Cyber Defense Analysis

Exploratory Analysis of the Cyber Events Database that collects publicy available information on cyber events, from 2014 to present.

After placing out of the R class in my grad school I am now looking to do something to occupy my time and learn more. I decided to use this database as its actually something interesting that looks at country level events. More importantly its part of the reason as to why I wanted to come to this school.

This analysis focuses specifically on the states that were attacked. Further analysis will look into countries that were attacking.

# Data manipulation libraries
library(sp)
library(sf)
library(spatstat)


# Plotting
library(leaflet)
library(ggplot2)
library(tmap)

library(sf)
library(terra)
library(dplyr)
library(spData)

library(readxl)
data <- read_excel("E:/RStudio/Rcode/umspp-export-2024-08-26(1).xlsx")

df <- subset(data, select= -c(slug,description,source_url))


summary(df)

Summary data

Simple plot looking at during what months these instances happen (need to confirm this with the codebook)

ggplot(df, aes(x=month)) + geom_bar(fill='seagreen') +
  labs(x='Months')

months events occur

Simple plot looking at during what typical actors are conducting this activity (need to confirm this with the codebook)

ggplot(df, aes(x=actor_type)) + geom_bar(fill='coral2') +
  labs(x='Actor Types')

Actor Types

Simple plot looking at what the typical event types are (need to confirm this with the codebook)

ggplot(df, aes(x=event_type)) + geom_bar(fill='steelblue') +
  labs(x='Event Types')

Event Types

Here I used the rnaturalearth package to get geometries (spatial data) for countries. This package provides access to Natural Earth datasets, which include country geometries (polygons).

# install.packages("rnaturalearth")
library(rnaturalearth)

# function to retrieve country geometries
# Get country geometries using rnaturalearth
countries_geom <- ne_countries(scale = "small", returnclass = "sf")

# Merge the geometries with the country names
countries_sf <- countries_geom %>%
  filter(name %in% df$country) %>%         # Filter for countries in your dataframe
  left_join(df, by = c("name" = "country")) # Join with your dataframe

# Set the CRS (WGS84 is EPSG:4326, which is common for world maps)
countries_sf <- st_set_crs(countries_sf, 4326)

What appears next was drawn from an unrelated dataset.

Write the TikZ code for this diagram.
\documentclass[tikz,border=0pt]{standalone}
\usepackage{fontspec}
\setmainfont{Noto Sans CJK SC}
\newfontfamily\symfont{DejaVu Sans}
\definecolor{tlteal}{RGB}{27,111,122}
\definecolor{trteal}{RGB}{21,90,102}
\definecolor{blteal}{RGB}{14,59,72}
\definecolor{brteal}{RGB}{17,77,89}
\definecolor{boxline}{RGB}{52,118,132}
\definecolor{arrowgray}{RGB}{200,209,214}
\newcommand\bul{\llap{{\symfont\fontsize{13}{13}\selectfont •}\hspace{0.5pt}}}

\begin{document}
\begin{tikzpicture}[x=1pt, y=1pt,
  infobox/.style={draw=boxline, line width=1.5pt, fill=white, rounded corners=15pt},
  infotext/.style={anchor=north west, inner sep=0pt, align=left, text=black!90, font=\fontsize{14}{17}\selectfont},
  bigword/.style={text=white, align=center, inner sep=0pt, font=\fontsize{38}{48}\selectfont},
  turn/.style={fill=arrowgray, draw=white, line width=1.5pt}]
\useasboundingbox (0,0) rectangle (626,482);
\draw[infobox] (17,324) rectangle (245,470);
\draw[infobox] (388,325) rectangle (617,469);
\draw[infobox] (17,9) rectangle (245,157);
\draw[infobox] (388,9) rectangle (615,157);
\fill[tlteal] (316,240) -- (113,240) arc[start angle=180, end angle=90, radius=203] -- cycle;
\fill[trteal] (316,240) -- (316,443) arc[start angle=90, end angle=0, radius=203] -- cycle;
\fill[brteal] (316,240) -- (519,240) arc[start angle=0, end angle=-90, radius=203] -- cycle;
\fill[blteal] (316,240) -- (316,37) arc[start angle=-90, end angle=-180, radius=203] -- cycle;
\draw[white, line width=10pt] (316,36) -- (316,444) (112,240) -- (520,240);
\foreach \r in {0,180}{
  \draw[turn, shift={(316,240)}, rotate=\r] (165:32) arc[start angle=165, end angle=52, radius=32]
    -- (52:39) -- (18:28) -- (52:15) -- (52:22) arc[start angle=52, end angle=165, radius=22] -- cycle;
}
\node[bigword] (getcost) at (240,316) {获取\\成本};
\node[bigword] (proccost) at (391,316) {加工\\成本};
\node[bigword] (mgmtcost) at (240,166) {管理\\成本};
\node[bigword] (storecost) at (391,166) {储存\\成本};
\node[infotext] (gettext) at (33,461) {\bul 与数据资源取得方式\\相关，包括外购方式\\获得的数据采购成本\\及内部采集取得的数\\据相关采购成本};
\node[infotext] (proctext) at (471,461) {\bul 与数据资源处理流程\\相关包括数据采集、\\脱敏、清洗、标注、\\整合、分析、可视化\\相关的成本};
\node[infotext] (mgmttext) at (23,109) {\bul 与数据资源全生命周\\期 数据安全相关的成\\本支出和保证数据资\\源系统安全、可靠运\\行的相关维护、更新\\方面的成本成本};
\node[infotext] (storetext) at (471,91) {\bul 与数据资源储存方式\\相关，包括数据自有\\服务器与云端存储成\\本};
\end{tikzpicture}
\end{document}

# getting rid of bloat in the sf dataframe
world_sf <- countries_sf %>%
  select(event_date, year, month, actor, actor_type, organization, industry_code, 
         industry, motive, event_type, event_subtype, actor_country,geometry)

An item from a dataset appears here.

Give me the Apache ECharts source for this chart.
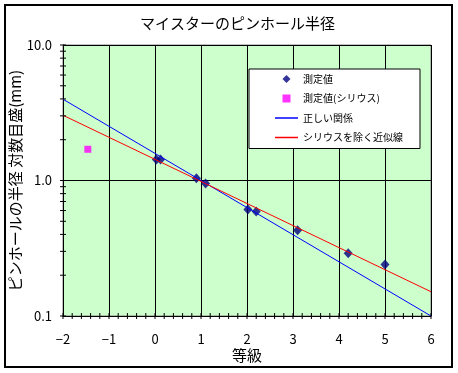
<!DOCTYPE html>
<html>
<head>
<meta charset="utf-8">
<script src="https://cdn.jsdelivr.net/npm/echarts@6/dist/echarts.min.js"></script>
<style>
html,body{margin:0;padding:0;background:#fff;}
#chart{width:458px;height:373px;}
</style>
</head>
<body>
<div id="chart"></div>
<script>
// ---- data ----
const titleText = 'マイスターのピンホール半径';
const xAxisName = '等級';
const yAxisName = 'ピンホールの半径 対数目盛(mm)';
const seriesNames = ['測定値', '測定値(シリウス)', '正しい関係', 'シリウスを除く近似線'];

const magnitudes = [0.03, 0.12, 0.9, 1.1, 2.02, 2.2, 3.1, 4.2, 5.0];
const radii      = [1.43, 1.43, 1.04, 0.95, 0.61, 0.59, 0.43, 0.29, 0.24];

const siriusMag = [-1.46];
const siriusRadius = [1.70];

const correctLineX = [-2, 6];
const correctLineY = [3.98, 0.10];

const fitLineX = [-2, 6];
const fitLineY = [3.03, 0.151];

const yTickValues = [0.1, 0.2, 0.3, 0.4, 0.5, 0.6, 0.7, 0.8, 0.9, 1, 2, 3, 4, 5, 6, 7, 8, 9, 10];
const xMin = -2, xMax = 6, xMinorStep = 0.2;

// ---- build ----
const zip = (a, b) => a.map((v, i) => [v, b[i]]);
const xTickValues = [];
for (let i = 0; i <= Math.round((xMax - xMin) / xMinorStep); i++) {
  xTickValues.push(+(xMin + i * xMinorStep).toFixed(2));
}

const FONT = 'Noto Sans CJK JP';
const ICON_DIAMOND = 'path://M5,0L10,5L5,10L0,5Z';
const ICON_SQUARE = 'path://M0,0L10,0L10,10L0,10Z';
const ICON_LINE = 'path://M0,0L23,0L23,1.5L0,1.5Z';

const chart = echarts.init(document.getElementById('chart'), null, {renderer: 'canvas'});

const option = {
  animation: false,
  backgroundColor: '#ffffff',
  textStyle: {fontFamily: FONT, color: '#000'},
  title: {
    text: titleText,
    left: 135,
    top: 11,
    textStyle: {fontFamily: FONT, fontSize: 15, fontWeight: 'normal', color: '#000'}
  },
  graphic: [{
    type: 'rect',
    shape: {x: 5, y: 5, width: 447, height: 362},
    style: {fill: 'none', stroke: '#000', lineWidth: 2},
    silent: true,
    z: 100
  }],
  legend: {
    orient: 'vertical',
    left: 249,
    top: 69,
    padding: [4, 17, 5, 26],
    itemWidth: 23,
    itemHeight: 8,
    itemGap: 7.5,
    symbolKeepAspect: true,
    backgroundColor: '#ffffff',
    borderColor: '#000',
    borderWidth: 1,
    selectedMode: false,
    textStyle: {fontFamily: FONT, fontSize: 10, lineHeight: 12, color: '#000'},
    data: [
      {name: seriesNames[0], icon: ICON_DIAMOND, itemStyle: {color: '#000080', borderWidth: 0}},
      {name: seriesNames[1], icon: ICON_SQUARE, itemStyle: {color: '#FF00FF', borderWidth: 0}},
      {name: seriesNames[2], icon: ICON_LINE, itemStyle: {color: '#0000FF', borderColor: '#0000FF', borderWidth: 0}},
      {name: seriesNames[3], icon: ICON_LINE, itemStyle: {color: '#FF0000', borderColor: '#FF0000', borderWidth: 0}}
    ]
  },
  grid: {
    left: 63, top: 45, width: 368, height: 271,
    outerBoundsMode: 'none',
    containLabel: false,
    show: true,
    backgroundColor: '#CCFFCC',
    borderColor: '#808080',
    borderWidth: 1
  },
  xAxis: {
    type: 'value',
    min: xMin, max: xMax, interval: 1,
    name: xAxisName,
    nameLocation: 'middle',
    nameGap: 32,
    nameMoveOverlap: false,
    nameTextStyle: {fontFamily: FONT, fontSize: 15, color: '#000'},
    axisLine: {show: true, onZero: false, lineStyle: {color: '#000', width: 1}},
    axisTick: {show: false},
    axisLabel: {
      margin: 17,
      fontFamily: FONT, fontSize: 13, color: '#000',
      formatter: v => v < 0 ? '\u2212' + Math.abs(v) : String(v)
    },
    splitLine: {show: true, lineStyle: {color: '#000', width: 1}}
  },
  yAxis: {
    type: 'log',
    logBase: 10,
    min: 0.1, max: 10,
    name: yAxisName,
    nameLocation: 'middle',
    nameGap: 40,
    nameRotate: 90,
    nameMoveOverlap: false,
    nameTextStyle: {fontFamily: FONT, fontSize: 15, color: '#000'},
    axisLine: {show: true, onZero: false, lineStyle: {color: '#000', width: 1}},
    axisTick: {show: false},
    axisLabel: {
      margin: 11,
      fontFamily: FONT, fontSize: 13, color: '#000',
      formatter: v => Number(v).toFixed(1)
    },
    splitLine: {show: true, lineStyle: {color: '#000', width: 1}}
  },
  series: [
    {
      name: seriesNames[0],
      type: 'scatter',
      symbol: 'diamond',
      symbolSize: [9, 10],
      itemStyle: {color: '#000080'},
      data: zip(magnitudes, radii),
      z: 3
    },
    {
      name: seriesNames[1],
      type: 'scatter',
      symbol: 'rect',
      symbolSize: 7,
      itemStyle: {color: '#FF00FF'},
      data: zip(siriusMag, siriusRadius),
      z: 3
    },
    {
      name: seriesNames[2],
      type: 'line',
      symbol: 'none',
      lineStyle: {color: '#0000FF', width: 1},
      itemStyle: {color: '#0000FF'},
      data: zip(correctLineX, correctLineY),
      z: 4
    },
    {
      name: seriesNames[3],
      type: 'line',
      symbol: 'none',
      lineStyle: {color: '#FF0000', width: 1},
      itemStyle: {color: '#FF0000'},
      data: zip(fitLineX, fitLineY),
      z: 4
    },
    {
      type: 'custom',
      silent: true,
      clip: false,
      data: yTickValues.map(v => [xMin, v]),
      renderItem: (params, api) => {
        const p = api.coord([api.value(0), api.value(1)]);
        return {type: 'line', shape: {x1: p[0] - 3, y1: p[1], x2: p[0] + 3, y2: p[1]},
                style: {stroke: '#000', lineWidth: 1}};
      },
      z: 5
    },
    {
      type: 'custom',
      silent: true,
      clip: false,
      data: xTickValues.map(v => [v, 0.1]),
      renderItem: (params, api) => {
        const p = api.coord([api.value(0), api.value(1)]);
        return {type: 'line', shape: {x1: p[0], y1: p[1] - 3, x2: p[0], y2: p[1] + 3},
                style: {stroke: '#000', lineWidth: 1}};
      },
      z: 5
    }
  ]
};
chart.setOption(option);
</script>
</body>
</html>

Problem with an invalid point dealing with Telecommunications companies in Sudan. Will try to fix later. I was hung up on this longer than 30mins and it was the only thing holding back a graph. I skipped this….

invalid_geometries <- world_sf[!st_is_valid(world_sf), ]
print(invalid_geometries, n = Inf)

## getting rid of invalid polygon (might come back and figure out why this is wrong)
world_sf_valid <- world_sf[st_is_valid(world_sf), ]

tm_shape(world_sf_valid) + 
  tm_borders() +  # Draw borders
  tm_fill(col = "motive", palette = "Set3", title = "Motive") + # Color by 'motive' variable
  tm_layout(main.title = "World Map by Motive",
            legend.outside = TRUE)

World Map by motive

tm_shape(world_sf_valid) + 
  tm_borders() +  # Draw borders
  tm_fill(col = "event_type", palette = "Set3", title = "Motive") + # Color by 'Event Type' variable
  tm_layout(main.title = "World Map by Event Type",
            legend.outside = TRUE)

World Map by Event Type

Conclusion Link to heading

The types of actors and events seem intriguing and worth deeper exploration, particularly how attack locations and patterns may have shifted over time. For example, has the United States always been a primary target for financial attacks? The following are notes to guide my future analysis:

Two Geometry Data Frames: One for the attacker and one for the target.
- The target data frame is complete for now.
Spatial Clustering: This will help identify hotspots and determine if attacks are regionally concentrated, affecting either the attackers or those attacked.
- Consider adding Moran’s I to further analyze spatial autocorrelation.
Machine Learning Models: Random forests and decision trees could provide insight into predictive trends. Or even can be used to predict future outcomes or changes in a variable.

Another potential direction would be a stacked bar graph to visualize event types, with subtypes layered on top. This approach could facilitate cross-variable analysis, revealing interactions between factors like industry, motive, and actor type.

To support more rigorous statistical analysis, I plan to investigate whether observed patterns are random or if they indicate a larger trend. Importantly, I’ll explore predictive models (e.g., using predict) to see if it’s feasible to estimate the location or target of future attacks. While accuracy may be a challenge given the complex motivations behind cyber-attacks, this model could offer valuable insights into emerging risks.

Citation Harry, C., & Gallagher, N. (2018). Classifying Cyber Events. Journal of Information Warfare, 17(3), 17-31.